How clean the food you eat depends fundamentally on the cleanliness and ecology of the soil to start with. It is only secondarily dependent on the purity of fertilizers in regard to trace metals, or the presence of traces of pesticides; even though a very different hype has been developed in the media for the consumption of a public frightened for its health and ready to even believe people like Dr. Mercola (see:
http://www.dailynews.lk/2018/11/07/features/167704/toxic-cocktail-myth-and-truth) or even “Dr”. Dhammika Bandara inspired by Kaali Amma.
All soils have a certain amount of naturally occurring toxins, as well as toxins from human activity, e.g, earth works, mining, farming, burning of fossil fuels or forests that cause acid rain and noxious fumes, and poor disposal of garbage. Even organic farming, often believed to be clean and “natural”, produces toxins similar to those in mineral fertilizers, as composting plant matter leads to the cyclic accumulation of heavy metals like cadmium and lead found naturally in the soil, and re-concentrated in plant matter used for composting.
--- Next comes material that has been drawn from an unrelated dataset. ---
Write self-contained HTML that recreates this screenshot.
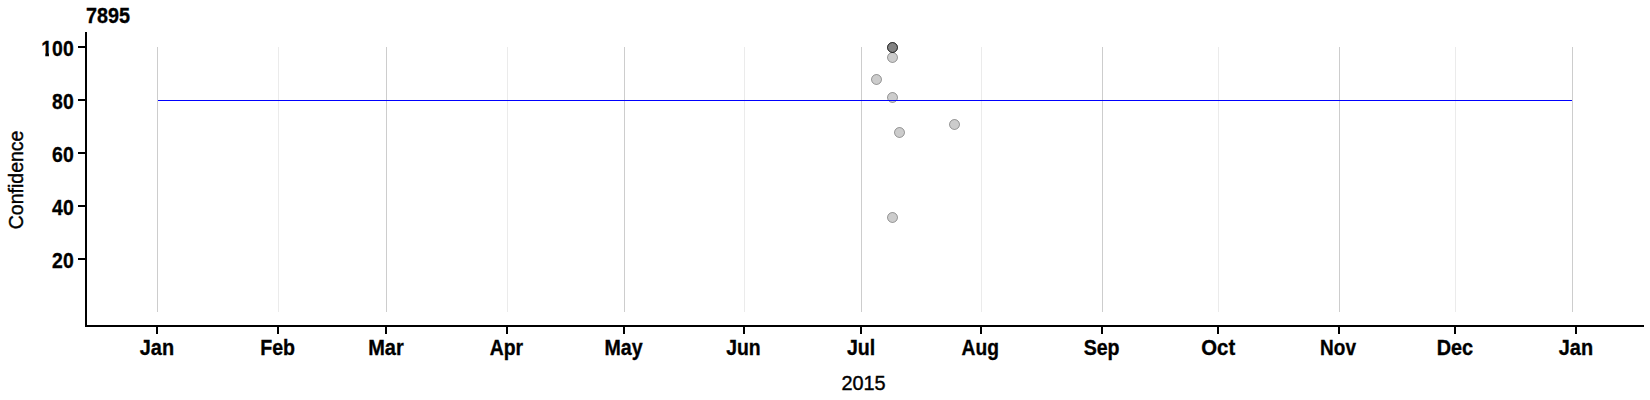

Mineral fertilizers like triphosphate (TPS) are mined from the ground, usually from desert locations (e.g., in Morocco, Nauri Islands in New Zealand). These mineral deposits are becoming increasingly scarce and phosphates are a threatened commodity. Mineral fertilizers applied to the soil also contribute some cadmium (and other trace metals) to the soil.
Let us take an “extremely polluted sample” of fertilizer by Sri Lanka’s specification, e.g. Nauru phosphate which has some 90 mg/kg of cadmium, i.e., 15 times more than that specified by the current absurd SL standard. We have shown (e.g., https://doi.org/10.1007/s10653-018-0140-x)
that it will still take many centuries to modify the cadmium levels in, say, Sri Lankan soil significantly by such fertilizer additions. Hence even such a so-called “bad” fertilizer, but used in Australia and New Zealand, would be perfectly safe for use in Sri Lanka too.
Sri Lanka has a deposit of phosphate minerals at Eppawala. While it is quite high in its arsenic contamination, it has very low cadmium contamination. Some people have urged the government to exploit the Eppawala deposits. I have opposed this as the conversion of the rock phosphate to usable TPS etc., is a highly polluting process that is best done far away from human habitations – i.e., unsuitable for Sri Lanka. In any case, a local production will also cost three to ten times more than what is available in the international market. Given the increasing scarcity of phosphate, the local deposit should be regarded as a national treasure that must be conserved for future use, until cleaner nano-technological methods for mineral exploitation become available.
Hence, I urge the government to change the cadmium and other heavy metal specifications used in Sri Lanka to conform to modern scientific knowledge, and align its standards with values used internationally. Having looked at the level of cadmium in Sri Lankan soils, I believe that an appropriate standard for Sri Lanka is to set its upper level for cadmium to be about 100-150 mg per kg of Phosphate, instead the current absurdly low value.
CHANDRE
DHARMAWARDANA
Canada
The author is currently affiliated with the National Research Council of Canada, Ottawa, and the University of Montreal. He was a past VC and Professor of Chemistry at Vidyodaya/SJP university.